[Code that draws figures]
+ + + + + + +
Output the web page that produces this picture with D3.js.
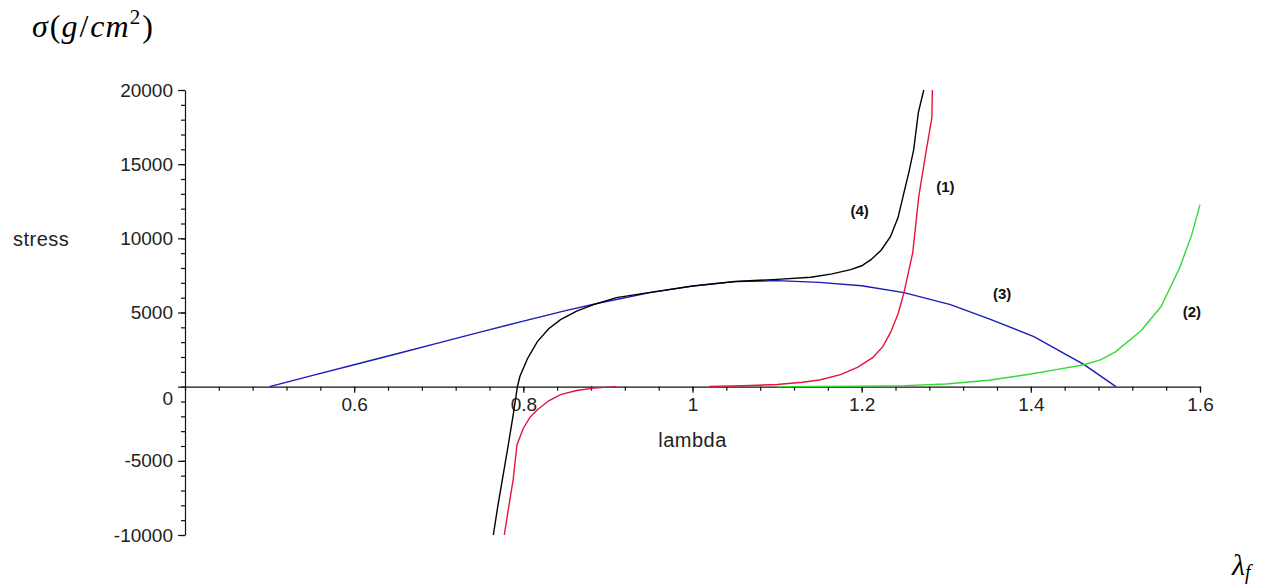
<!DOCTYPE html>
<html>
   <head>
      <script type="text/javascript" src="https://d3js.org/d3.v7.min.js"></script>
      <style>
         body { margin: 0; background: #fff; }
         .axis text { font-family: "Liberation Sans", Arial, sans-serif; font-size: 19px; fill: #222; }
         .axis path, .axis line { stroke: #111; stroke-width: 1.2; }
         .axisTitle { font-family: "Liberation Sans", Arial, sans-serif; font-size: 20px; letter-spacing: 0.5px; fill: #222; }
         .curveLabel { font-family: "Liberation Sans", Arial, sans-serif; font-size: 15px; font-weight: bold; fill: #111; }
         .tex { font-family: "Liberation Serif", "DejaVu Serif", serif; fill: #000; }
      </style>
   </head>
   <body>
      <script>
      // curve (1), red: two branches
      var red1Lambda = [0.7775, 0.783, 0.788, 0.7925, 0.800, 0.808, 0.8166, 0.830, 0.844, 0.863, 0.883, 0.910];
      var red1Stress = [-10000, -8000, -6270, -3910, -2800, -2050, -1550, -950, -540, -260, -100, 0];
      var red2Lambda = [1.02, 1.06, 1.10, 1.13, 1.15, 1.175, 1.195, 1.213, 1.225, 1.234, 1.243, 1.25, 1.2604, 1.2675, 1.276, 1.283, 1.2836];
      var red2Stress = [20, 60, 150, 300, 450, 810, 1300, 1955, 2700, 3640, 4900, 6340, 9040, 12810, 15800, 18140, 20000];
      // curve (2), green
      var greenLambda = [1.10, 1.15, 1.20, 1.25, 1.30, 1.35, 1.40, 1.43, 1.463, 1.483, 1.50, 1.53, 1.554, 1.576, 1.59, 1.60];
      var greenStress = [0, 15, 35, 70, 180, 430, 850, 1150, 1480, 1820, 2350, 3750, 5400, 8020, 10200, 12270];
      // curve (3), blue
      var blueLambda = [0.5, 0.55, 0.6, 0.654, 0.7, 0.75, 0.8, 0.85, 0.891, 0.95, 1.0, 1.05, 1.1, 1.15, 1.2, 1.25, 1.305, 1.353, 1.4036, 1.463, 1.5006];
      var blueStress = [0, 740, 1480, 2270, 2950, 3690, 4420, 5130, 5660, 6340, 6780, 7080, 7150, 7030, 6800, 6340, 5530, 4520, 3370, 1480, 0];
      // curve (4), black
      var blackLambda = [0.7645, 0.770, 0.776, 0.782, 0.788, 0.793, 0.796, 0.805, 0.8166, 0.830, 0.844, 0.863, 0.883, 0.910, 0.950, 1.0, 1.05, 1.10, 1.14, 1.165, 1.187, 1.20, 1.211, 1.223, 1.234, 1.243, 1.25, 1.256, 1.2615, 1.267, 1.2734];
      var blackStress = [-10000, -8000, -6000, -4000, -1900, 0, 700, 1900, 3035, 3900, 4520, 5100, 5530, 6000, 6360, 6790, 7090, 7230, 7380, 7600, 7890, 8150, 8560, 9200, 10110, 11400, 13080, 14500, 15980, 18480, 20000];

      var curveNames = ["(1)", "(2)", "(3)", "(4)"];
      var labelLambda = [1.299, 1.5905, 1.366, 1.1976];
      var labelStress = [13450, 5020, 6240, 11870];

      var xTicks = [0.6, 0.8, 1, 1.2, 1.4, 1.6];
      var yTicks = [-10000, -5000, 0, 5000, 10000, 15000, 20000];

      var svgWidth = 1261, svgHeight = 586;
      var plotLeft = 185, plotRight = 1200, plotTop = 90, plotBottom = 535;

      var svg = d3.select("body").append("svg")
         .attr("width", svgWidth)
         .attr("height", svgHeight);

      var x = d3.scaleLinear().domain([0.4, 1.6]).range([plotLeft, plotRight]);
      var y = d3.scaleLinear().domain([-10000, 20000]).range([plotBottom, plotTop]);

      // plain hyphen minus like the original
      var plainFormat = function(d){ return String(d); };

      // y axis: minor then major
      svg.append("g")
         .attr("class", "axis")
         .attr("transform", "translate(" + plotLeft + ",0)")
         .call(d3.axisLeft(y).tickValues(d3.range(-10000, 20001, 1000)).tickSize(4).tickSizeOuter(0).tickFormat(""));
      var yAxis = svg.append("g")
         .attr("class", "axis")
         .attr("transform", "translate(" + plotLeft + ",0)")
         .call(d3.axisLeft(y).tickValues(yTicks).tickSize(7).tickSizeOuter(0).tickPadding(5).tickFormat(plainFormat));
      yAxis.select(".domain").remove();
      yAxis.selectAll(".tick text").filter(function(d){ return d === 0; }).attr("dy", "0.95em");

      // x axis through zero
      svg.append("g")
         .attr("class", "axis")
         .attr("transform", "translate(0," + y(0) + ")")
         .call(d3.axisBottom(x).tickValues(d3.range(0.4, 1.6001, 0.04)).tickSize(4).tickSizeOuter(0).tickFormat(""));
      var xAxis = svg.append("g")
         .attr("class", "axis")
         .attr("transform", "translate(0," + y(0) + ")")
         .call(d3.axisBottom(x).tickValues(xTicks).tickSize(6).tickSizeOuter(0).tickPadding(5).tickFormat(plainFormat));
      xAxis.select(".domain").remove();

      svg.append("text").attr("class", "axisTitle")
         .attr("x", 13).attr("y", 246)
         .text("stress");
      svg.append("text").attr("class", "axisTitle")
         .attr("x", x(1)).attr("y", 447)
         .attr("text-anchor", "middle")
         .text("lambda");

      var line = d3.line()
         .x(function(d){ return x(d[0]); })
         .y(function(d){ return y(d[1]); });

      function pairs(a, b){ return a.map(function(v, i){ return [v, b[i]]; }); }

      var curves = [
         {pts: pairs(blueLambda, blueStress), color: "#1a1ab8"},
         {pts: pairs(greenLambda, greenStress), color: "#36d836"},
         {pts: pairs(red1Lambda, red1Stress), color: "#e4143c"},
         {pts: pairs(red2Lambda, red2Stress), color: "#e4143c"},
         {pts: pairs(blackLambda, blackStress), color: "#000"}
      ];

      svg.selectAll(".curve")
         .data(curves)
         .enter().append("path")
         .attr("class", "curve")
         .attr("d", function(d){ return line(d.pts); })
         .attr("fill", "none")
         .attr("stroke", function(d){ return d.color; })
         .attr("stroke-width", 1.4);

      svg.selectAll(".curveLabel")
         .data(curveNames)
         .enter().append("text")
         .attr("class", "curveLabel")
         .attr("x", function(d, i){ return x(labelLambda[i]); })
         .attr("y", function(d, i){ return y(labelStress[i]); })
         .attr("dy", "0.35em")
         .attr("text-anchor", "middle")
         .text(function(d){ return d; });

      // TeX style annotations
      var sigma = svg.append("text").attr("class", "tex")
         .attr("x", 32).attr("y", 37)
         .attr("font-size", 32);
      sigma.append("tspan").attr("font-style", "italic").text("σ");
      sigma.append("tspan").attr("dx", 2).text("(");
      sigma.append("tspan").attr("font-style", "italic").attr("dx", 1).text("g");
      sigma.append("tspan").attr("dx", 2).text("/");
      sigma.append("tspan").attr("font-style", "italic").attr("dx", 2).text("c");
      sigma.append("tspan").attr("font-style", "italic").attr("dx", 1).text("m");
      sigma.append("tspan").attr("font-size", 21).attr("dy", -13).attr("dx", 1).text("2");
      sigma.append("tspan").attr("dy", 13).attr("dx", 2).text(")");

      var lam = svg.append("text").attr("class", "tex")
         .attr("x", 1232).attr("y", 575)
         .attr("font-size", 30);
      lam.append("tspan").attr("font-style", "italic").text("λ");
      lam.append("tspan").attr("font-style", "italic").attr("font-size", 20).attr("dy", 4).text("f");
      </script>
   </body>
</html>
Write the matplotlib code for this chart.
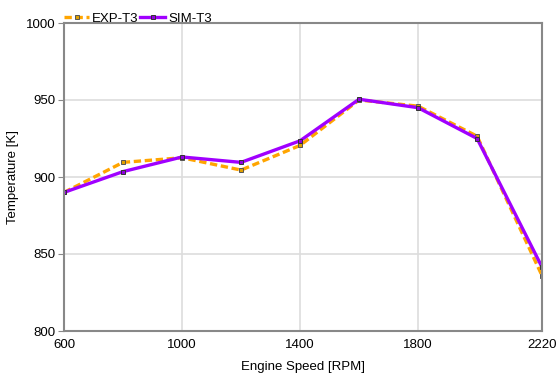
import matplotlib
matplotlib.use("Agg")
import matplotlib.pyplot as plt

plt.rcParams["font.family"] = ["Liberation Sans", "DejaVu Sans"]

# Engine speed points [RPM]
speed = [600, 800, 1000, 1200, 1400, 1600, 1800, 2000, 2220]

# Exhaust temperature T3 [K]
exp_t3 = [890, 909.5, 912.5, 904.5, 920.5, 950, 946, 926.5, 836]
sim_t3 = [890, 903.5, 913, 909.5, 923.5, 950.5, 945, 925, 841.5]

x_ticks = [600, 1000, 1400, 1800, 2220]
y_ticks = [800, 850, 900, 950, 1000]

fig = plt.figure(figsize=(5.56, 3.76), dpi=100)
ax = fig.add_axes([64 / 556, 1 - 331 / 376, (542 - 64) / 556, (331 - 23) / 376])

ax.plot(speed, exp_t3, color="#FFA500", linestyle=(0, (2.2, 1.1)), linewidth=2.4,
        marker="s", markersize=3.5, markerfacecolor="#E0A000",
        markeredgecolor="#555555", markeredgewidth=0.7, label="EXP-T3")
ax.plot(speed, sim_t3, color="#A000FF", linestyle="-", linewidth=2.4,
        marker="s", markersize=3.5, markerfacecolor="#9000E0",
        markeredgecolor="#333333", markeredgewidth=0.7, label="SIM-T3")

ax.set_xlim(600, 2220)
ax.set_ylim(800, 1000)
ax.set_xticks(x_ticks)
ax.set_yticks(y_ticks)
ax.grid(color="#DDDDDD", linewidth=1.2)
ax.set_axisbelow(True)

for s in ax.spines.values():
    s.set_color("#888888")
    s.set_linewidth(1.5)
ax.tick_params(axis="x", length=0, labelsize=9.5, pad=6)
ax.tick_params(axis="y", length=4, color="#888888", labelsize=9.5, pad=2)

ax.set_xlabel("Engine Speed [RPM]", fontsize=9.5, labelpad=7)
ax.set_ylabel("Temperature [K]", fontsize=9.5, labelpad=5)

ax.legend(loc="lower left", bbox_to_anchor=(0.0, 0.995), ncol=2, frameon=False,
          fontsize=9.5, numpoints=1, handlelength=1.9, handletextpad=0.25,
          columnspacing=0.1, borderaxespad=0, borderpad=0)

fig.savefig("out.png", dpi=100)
+ + + + + + +
Exactly reproduce the lines from the line holding "Write the matplotlib code for this chart." through the line holding "y_ticks = [800, 850, 900, 950, 1000]", and only those; pictures are to be left out.

Write the matplotlib code for this chart.
import matplotlib
matplotlib.use("Agg")
import matplotlib.pyplot as plt

plt.rcParams["font.family"] = ["Liberation Sans", "DejaVu Sans"]

# Engine speed points [RPM]
speed = [600, 800, 1000, 1200, 1400, 1600, 1800, 2000, 2220]

# Exhaust temperature T3 [K]
exp_t3 = [890, 909.5, 912.5, 904.5, 920.5, 950, 946, 926.5, 836]
sim_t3 = [890, 903.5, 913, 909.5, 923.5, 950.5, 945, 925, 841.5]

x_ticks = [600, 1000, 1400, 1800, 2220]
y_ticks = [800, 850, 900, 950, 1000]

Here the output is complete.